A rendering of how the west side of Pier 40 could look in the Pier 40 Champions proposal.
BY TOBI BERGMAN
On clear and crisp Saturday morning in April, 27 years ago, I walked with my family along Clarkson St. past J.J. Walker Field, a dust bowl that had long been the exclusive home of a network of local “bar league” softball teams. Groups of Little Leaguers were on the field, something I had never seen before, gathered in groups with their coaches.
My older son, born with a baseball glove on his left hand, was transfixed. He sent his mother out to the registration table, but she came back with bad news: no more spaces for 6-year-olds. Patrick would not be dissuaded, so we sent him out on the field to make his case. Our very shy son, to our amazement, tugged on coaches’ shirts until Coach Ken Levy said, “Yeah, sure, I’ve got an extra shirt.”
I didn’t know then Patrick was introducing his family to community.
For almost 20 years, our neighborhoods have discussed the fate of Pier 40 with customary passion, in this case, appropriate to the importance of the topic. The discussion will continue at a community forum next week.
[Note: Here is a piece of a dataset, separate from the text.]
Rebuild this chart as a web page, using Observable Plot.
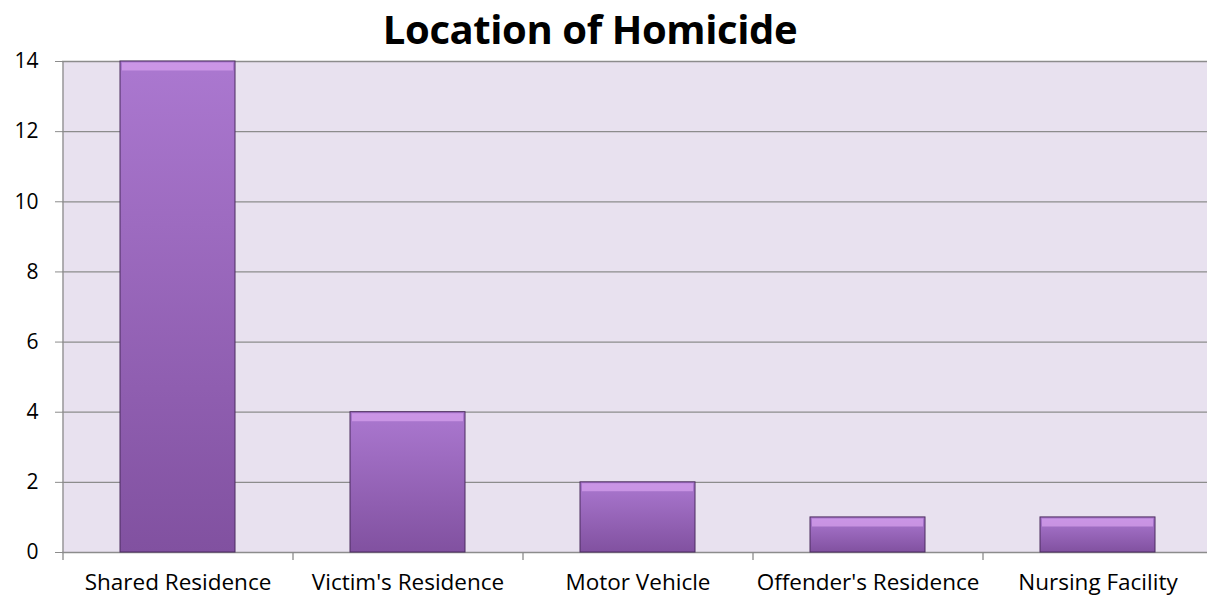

The funny thing is, excepting for a fringe that says to let the pier fall into the river, everyone agrees that the goal is to get the best park we can get on this very special, publicly owned, 15-acre site. And most now agree the status quo is not an option, and the Hudson River Park Act has to change.
The youth sports leagues were and are rightly impatient. Back then, leagues that asked for temporary fields at Pier 40 — because they had run out of space and were turning children away — were seen as interlopers and compromisers by those demanding an open green park. Now families want to protect the fields, for themselves and others to follow, and leagues want to increase them because the neighborhoods are growing and they are again turning children away. Children can’t wait.
Sure, children can travel to play ball, but it takes a local field to make a village. And yes, families get to know each other in schools, too, but the leagues are broader, and the times on the field are less rushed. Youth sports is about kids playing games, but it’s also about small-town ways in the big city, and the Pier 40 fields are pure, joyful magic for that.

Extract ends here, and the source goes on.